● **GIVEN INFORMATION**:
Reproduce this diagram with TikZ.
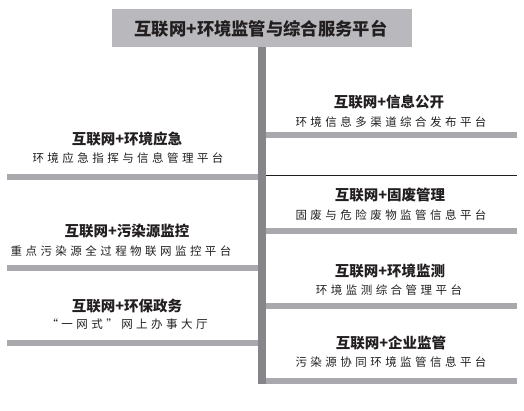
\documentclass[tikz,border=0pt]{standalone}
\usepackage{fontspec}
\newfontfamily\cjk{Noto Sans CJK SC}
\newfontfamily\cjksub{Noto Sans CJK SC}[LetterSpace=30]
\definecolor{titlegray}{HTML}{B9B9BD}
\definecolor{vgray}{HTML}{86868A}
\definecolor{hgray}{HTML}{A9A9AD}
\definecolor{ink}{HTML}{231F20}
\tikzset{
  head/.style={inner sep=0pt, text=ink, font=\cjk\bfseries\fontsize{14.5}{16}\selectfont},
  sub/.style={inner sep=0pt, text=ink, font=\cjksub\fontsize{11.5}{13}\selectfont},
  ttl/.style={inner sep=0pt, text=ink, font=\cjk\bfseries\fontsize{17.3}{19}\selectfont},
}
\begin{document}
\begin{tikzpicture}[x=1pt,y=-1pt]
\useasboundingbox (0,0) rectangle (524,411);
% title box and trunk
\fill[titlegray] (112,9) rectangle (412,47);
\node[ttl] (title) at (261,28.5) {互联网+环境监管与综合服务平台};
\fill[vgray] (258,47) rectangle (266,384);
% left bars
\fill[hgray] (7,174) rectangle (258,180);
\fill[hgray] (7,265) rectangle (258,271);
\fill[hgray] (7,340) rectangle (258,346);
% right bars
\fill[hgray] (266,132) rectangle (517,138);
\draw[ink, line width=1.2pt] (266,175.5) -- (517,175.5);
\fill[hgray] (266,228) rectangle (517,234);
\fill[hgray] (266,303) rectangle (517,309);
\fill[hgray] (266,378) rectangle (517,384);
% left texts
\node[head] (l1h) at (127,139) {互联网+环境应急};
\node[sub]  (l1s) at (128,158.5) {环境应急指挥与信息管理平台};
\node[head] (l2h) at (127,231.5) {互联网+污染源监控};
\node[sub]  (l2s) at (121,251.5) {重点污染源全过程物联网监控平台};
\node[head] (l3h) at (127,306.5) {互联网+环保政务};
\node[sub]  (l3s) at (127,324.5) {“一网式”网上办事大厅};
% right texts
\node[head] (r1h) at (389,102.5) {互联网+信息公开};
\node[sub]  (r1s) at (391,122.5) {环境信息多渠道综合发布平台};
\node[head] (r2h) at (390,195) {互联网+固废管理};
\node[sub]  (r2s) at (391,215.5) {固废与危险废物监管信息平台};
\node[head] (r3h) at (390,271.5) {互联网+环境监测};
\node[sub]  (r3s) at (389,290.5) {环境监测综合管理平台};
\node[head] (r4h) at (391,343.5) {互联网+企业监管};
\node[sub]  (r4s) at (391,362.5) {污染源协同环境监管信息平台};
\end{tikzpicture}
\end{document}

● **PROBLEM DESCRIPTION**: Your task is to reproduce all of the material exactly. The pictures stay out.

● **SOLUTION TO THIS TASK**:
Reproduce this diagram with TikZ.
\documentclass[tikz,border=0pt]{standalone}
\usepackage{fontspec}
\newfontfamily\cjk{Noto Sans CJK SC}
\newfontfamily\cjksub{Noto Sans CJK SC}[LetterSpace=30]
\definecolor{titlegray}{HTML}{B9B9BD}
\definecolor{vgray}{HTML}{86868A}
\definecolor{hgray}{HTML}{A9A9AD}
\definecolor{ink}{HTML}{231F20}
\tikzset{
  head/.style={inner sep=0pt, text=ink, font=\cjk\bfseries\fontsize{14.5}{16}\selectfont},
  sub/.style={inner sep=0pt, text=ink, font=\cjksub\fontsize{11.5}{13}\selectfont},
  ttl/.style={inner sep=0pt, text=ink, font=\cjk\bfseries\fontsize{17.3}{19}\selectfont},
}
\begin{document}
\begin{tikzpicture}[x=1pt,y=-1pt]
\useasboundingbox (0,0) rectangle (524,411);
% title box and trunk
\fill[titlegray] (112,9) rectangle (412,47);
\node[ttl] (title) at (261,28.5) {互联网+环境监管与综合服务平台};
\fill[vgray] (258,47) rectangle (266,384);
% left bars
\fill[hgray] (7,174) rectangle (258,180);
\fill[hgray] (7,265) rectangle (258,271);
\fill[hgray] (7,340) rectangle (258,346);
% right bars
\fill[hgray] (266,132) rectangle (517,138);
\draw[ink, line width=1.2pt] (266,175.5) -- (517,175.5);
\fill[hgray] (266,228) rectangle (517,234);
\fill[hgray] (266,303) rectangle (517,309);
\fill[hgray] (266,378) rectangle (517,384);
% left texts
\node[head] (l1h) at (127,139) {互联网+环境应急};
\node[sub]  (l1s) at (128,158.5) {环境应急指挥与信息管理平台};
\node[head] (l2h) at (127,231.5) {互联网+污染源监控};
\node[sub]  (l2s) at (121,251.5) {重点污染源全过程物联网监控平台};
\node[head] (l3h) at (127,306.5) {互联网+环保政务};
\node[sub]  (l3s) at (127,324.5) {“一网式”网上办事大厅};
% right texts
\node[head] (r1h) at (389,102.5) {互联网+信息公开};
\node[sub]  (r1s) at (391,122.5) {环境信息多渠道综合发布平台};
\node[head] (r2h) at (390,195) {互联网+固废管理};
\node[sub]  (r2s) at (391,215.5) {固废与危险废物监管信息平台};
\node[head] (r3h) at (390,271.5) {互联网+环境监测};
\node[sub]  (r3s) at (389,290.5) {环境监测综合管理平台};
\node[head] (r4h) at (391,343.5) {互联网+企业监管};
\node[sub]  (r4s) at (391,362.5) {污染源协同环境监管信息平台};
\end{tikzpicture}
\end{document}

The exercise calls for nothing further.